Upon arrival, Program Director Dr. Molly Embree asked the 17 judges to divide ourselves among groups for three with two judges as floaters. Floating judges would step in, in case a judge has conflicting interest judging a poster (perhaps the student has worked in the judge's lab); floaters may also judge as many posters as they wish. Each judging group visited 16 posters total for the whole day, allocating about 15 minutes to each poster. The judges ranged from Emory Ph.D. students to post-doctoral fellows ("post-docs") to faculty members to Emory system scientists. I had a privilege of working with Sherry Adesina, a 5th year Ph.D. candidate in the Molecular and Systems Pharmacology Graduate Program in Emory's Graduate Division of Biological and Biomedical Sciences (GDBBS), and Dr. Karl Pendergrass, a post-doc in the Division of Cardiology at Emory University School of Medicine.

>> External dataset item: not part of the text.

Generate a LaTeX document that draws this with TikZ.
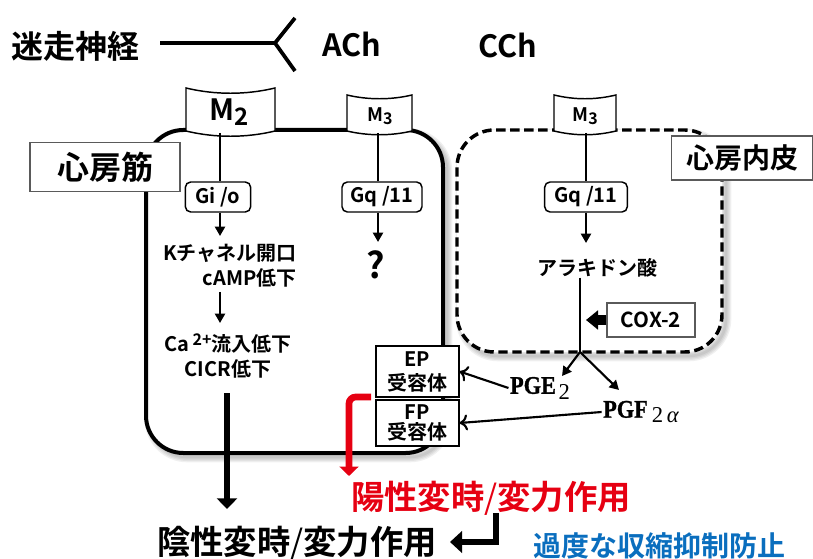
\documentclass[tikz,border=0pt]{standalone}
\usepackage{fontspec}
\setmainfont{Noto Sans CJK JP}[BoldFont={Noto Sans CJK JP Bold}]
\newfontfamily\pgfont{Liberation Serif}[BoldFont={Liberation Serif Bold},BoldFeatures={FakeBold=1.2}]
\usetikzlibrary{arrows.meta}
\definecolor{redc}{RGB}{230,0,18}
\definecolor{bluec}{RGB}{10,110,190}
\definecolor{grayb}{RGB}{90,90,90}
\newcommand\myfs[2]{\fontsize{#1}{#2}\selectfont}
\newcommand\slsh{{\mdseries /}}
\begin{document}
\begin{tikzpicture}[x=0.75pt,y=-0.75pt,
  txt/.style={font=\bfseries\myfs{#1}{#1}, inner sep=0pt},
  gbox/.style={draw, rounded corners=4pt, line width=1.1pt, fill=white, inner xsep=2pt, inner ysep=0pt, minimum height=22.5pt, font=\bfseries\myfs{15}{15}},
  rbox/.style={draw, line width=1.1pt, fill=white, inner sep=0pt, align=center},
  gybox/.style={draw=grayb, line width=0.8pt, fill=white, inner sep=0pt},
  thin/.style={line width=1.6pt},
  tri/.style={-{Triangle[length=7pt,width=7.5pt]}},
  opn/.style={-{To[length=6pt,width=12pt,line width=1.6pt]}},
  recep/.style={draw, fill=white, line width=1.1pt},
  shad/.style={draw=black, opacity=0.06, rounded corners=28pt},
  pgtxt/.style={font=\pgfont\myfs{19}{19}, inner sep=1pt}
]
\useasboundingbox (0,0) rectangle (813,559);

% shadows
\foreach \w in {2,4,6,8}{
  \draw[shad, line width=\w pt] (150,134) rectangle (447,457);
  \draw[shad, line width=\w pt] (461,134) rectangle (726,356);
}
% cells
\draw[line width=3pt, rounded corners=28pt, fill=white] (146,130) rectangle (443,453);
\draw[line width=2.6pt, dash pattern=on 7pt off 3.5pt, rounded corners=28pt, fill=white] (457,130) rectangle (722,352);

% vagus
\node[txt=24] (vagus) at (76,46) {迷走神経};
\coordinate (vl) at (160,43);
\coordinate (fork) at (275,43);
\coordinate (fu) at (295,18);
\coordinate (fd) at (295,71);
\draw[line width=2.8pt] (vl) -- (fork);
\draw[line width=2.8pt] (fu) -- (fork) -- (fd);
\node[txt=23] (ach) at (352,44) {ACh};
\node[txt=23] (cch) at (508,45) {CCh};

% receptors
\draw[recep] (186,88) .. controls (215,95) and (246,95) .. (275,88) -- (275,131) .. controls (246,138) and (215,138) .. (186,131) -- cycle;
\node[txt=22] (m2) at (229,112) {M\raisebox{-0.35ex}{\myfs{18}{18}2}};
\draw[recep] (347,95) .. controls (368,100) and (391,100) .. (412,95) -- (412,131) .. controls (391,136) and (368,136) .. (347,131) -- cycle;
\node[txt=14] (m3a) at (380,116) {M\raisebox{-0.35ex}{\myfs{12}{12}3}};
\draw[recep] (554,95) .. controls (575,100) and (595,100) .. (616,95) -- (616,131) .. controls (595,136) and (575,136) .. (554,131) -- cycle;
\node[txt=14] (m3b) at (585,116) {M\raisebox{-0.35ex}{\myfs{12}{12}3}};

% labels
\node[gybox, minimum width=112.5pt, minimum height=37pt, font=\bfseries\myfs{24}{24}] (atrium) at (105,167) {心房筋};
\node[gybox, minimum width=106pt, minimum height=33pt, font=\bfseries\myfs{21}{21}] (endo) at (742,158) {心房内皮};

% left pathway
\coordinate (m2b) at (220,133);
\node[gbox, minimum width=49pt] (gio) at (218,197) {Gi /o};
\draw[thin] (m2b) -- (m2b |- gio.north);
\coordinate (ka) at (220,236);
\draw[thin,tri] (m2b |- gio.south) -- (ka);
\node[font=\bfseries\myfs{15}{19}, align=right, anchor=east, inner sep=0pt] (ktxt) at (297,266) {Kチャネル開口\\cAMP低下};
\coordinate (c1) at (220,292);
\coordinate (c2) at (220,323);
\draw[thin,tri] (c1) -- (c2);
\node[font=\bfseries\myfs{15}{19}, align=center, inner sep=0pt] (catxt) at (228,356) {Ca\,\raisebox{0.55ex}{\myfs{12}{12}2+}流入低下\\CICR低下};
\coordinate (b1) at (227,393);
\coordinate (b2) at (227,509);
\draw[line width=4.5pt, -{Triangle[length=8pt,width=15pt]}] (b1) -- (b2);

% middle pathway
\coordinate (m3ab) at (378,133);
\node[gbox, minimum width=60pt] (gq1) at (382,197) {Gq /11};
\draw[thin] (m3ab) -- (m3ab |- gq1.north);
\coordinate (qa) at (378,242);
\draw[thin,tri] (m3ab |- gq1.south) -- (qa);
\node[txt=27] (q) at (376,265) {?};

% endothelium pathway
\coordinate (m3bb) at (586,133);
\node[gbox, minimum width=62pt] (gq2) at (586,197) {Gq /11};
\draw[thin] (m3bb) -- (m3bb |- gq2.north);
\coordinate (aa) at (586,243);
\draw[thin,tri] (m3bb |- gq2.south) -- (aa);
\node[txt=15] (ara) at (597,268) {アラキドン酸};
\coordinate (br) at (580,352);
\draw[thin] (ara.south -| br) -- (br);
\node[gybox, minimum width=66pt, minimum height=25.5pt, font=\bfseries\myfs{15.5}{15.5}] (cox) at (651,320) {COX-2};
\coordinate (coxt) at (586,320);
\draw[line width=7pt, -{Triangle[length=9pt,width=14pt]}] (cox.west) -- (coxt);

\coordinate (e1) at (562,376);
\coordinate (f1) at (619,390);
\draw[thin,tri] (br) -- (e1);
\draw[thin,tri] (br) -- (f1);

\node[pgtxt] (pge) at (540,388) {{\bfseries\scalebox{0.88}[1]{PGE}}\hspace{2pt}\raisebox{-0.45ex}{\myfs{17}{17}2}};
\node[pgtxt] (pgf) at (641,412) {{\bfseries\scalebox{0.88}[1]{PGF}}\hspace{3pt}\raisebox{-0.45ex}{\myfs{17}{17}2\,\itshape α}};

\node[rbox, minimum width=62pt, minimum height=38pt, font=\bfseries\myfs{15}{18}] (ep) at (417.5,371.5) {EP\\受容体};
\node[rbox, minimum width=62pt, minimum height=34.5pt, font=\bfseries\myfs{15}{15.5}] (fp) at (417.5,423) {FP\\受容体};
\draw[thin,opn] (pge.west) -- (ep.east);
\draw[thin,opn] (pgf.west) -- (fp.east);

% red arrow
\coordinate (r0) at (371,397);
\coordinate (r1) at (349,397);
\coordinate (r2) at (349,476);
\draw[redc, line width=5pt, rounded corners=5pt, -{Triangle[length=7pt,width=14pt]}] (r0) -- (r1) -- (r2);

% bottom texts
\node[txt=25, text=redc] (pos) at (491,498) {陽性変時\slsh 変力作用};
\node[txt=25] (neg) at (297,543) {陰性変時\slsh 変力作用};
\coordinate (k0) at (496,513);
\coordinate (k1) at (496,542);
\coordinate (k2) at (450,542);
\draw[line width=5pt, -{Triangle[length=9pt,width=16pt]}] (k0) -- (k1) -- (k2);
\node[txt=21, text=bluec] (prev) at (659,546) {過度な収縮抑制防止};
\end{tikzpicture}
\end{document}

Aside from loving all of the students' enthusiasm about their projects, I enjoyed judging because my judge partners were very intelligent, engaging, and fun to work with. I definitely look up to them with admiration and hope to follow in their personal and career successes. I also noticed that the judging pool was very diverse, especially with women and people of color. I became happy that I found people who resemble me and share some of my background, pursuing similar things in other departments at Emory. The judging opportunity somehow boosted some school spirit in me. I hope that Emory continues and brings in even more gender and ethnic diversity in both their faculty and student demographics, especially in the STEM (Science, Technology, Engineering, and Mathematics)-related fields.
As far as judging the actual posters went, my colleagues and I finished the day feeling pleased, if not impressed, with the students' level of professionalism and commitment this summer for their projects. Some of the posters that we judged ranged in topics from investigating mitochondrial DNA methylation (something of interest in epigenetic studies), to engineering semiconductor nanocrystals, to neuro-behavioral responses of dads to how cute infants are, etc. Research was conducted under the guidance of faculty mentors in academic departments at Emory, as well as research centers in the Emory healthcare and research system facilities. The students hailed from across the country, including the host institution Emory, nearby Spelman College and Georgia Tech, and farther places, such as Vanderbilt and California State University, Northridge. Overall, the students performed well and a few did an excellent job according to the following evaluation criteria:
I. Technical: legibility, materials, overall visual appeal
II. Content: title, authors, abstract, introduction, methods, results, tables & figures, conclusions/future directions, acknowledgements/funding attributions
III. Oral presentation: student was available to present the poster, student's grasp/understanding of material, student engaged the audience
After the poster symposium, we went to an awards ceremony banquet with amazing refreshments (ranch chicken, Swedish meatballs, eggplant lasagna, ice cream, veggies, cheese, etc.):
If you are an undergraduate who would like to gain hands-on research exposure during the summer, I highly recommend that you apply to SURE, which is funded primarily by the Howard Hughes Medical Institute. Here is more info about SURE:
Location: Emory University, Atlanta, GA
Duration: 10 weeks during the summer
Award includes: $3,500 stipend (updated annually) & paid campus housing
Research areas: Biology & Biomedical Science, Chemistry, Physics, Mathematics & Computer Science, Anthropology, Psychology, & Environmental Studies
Application due: Early February each year
Training: research methods, data analysis, research poster presentation, weekly seminars on grad school admissions, science careers, and research ethics
Targets: undergraduate sophomores, juniors, and seniors majoring in science-related fields
"Women, underrepresented minorities, and students with disabilities are highly encouraged to apply."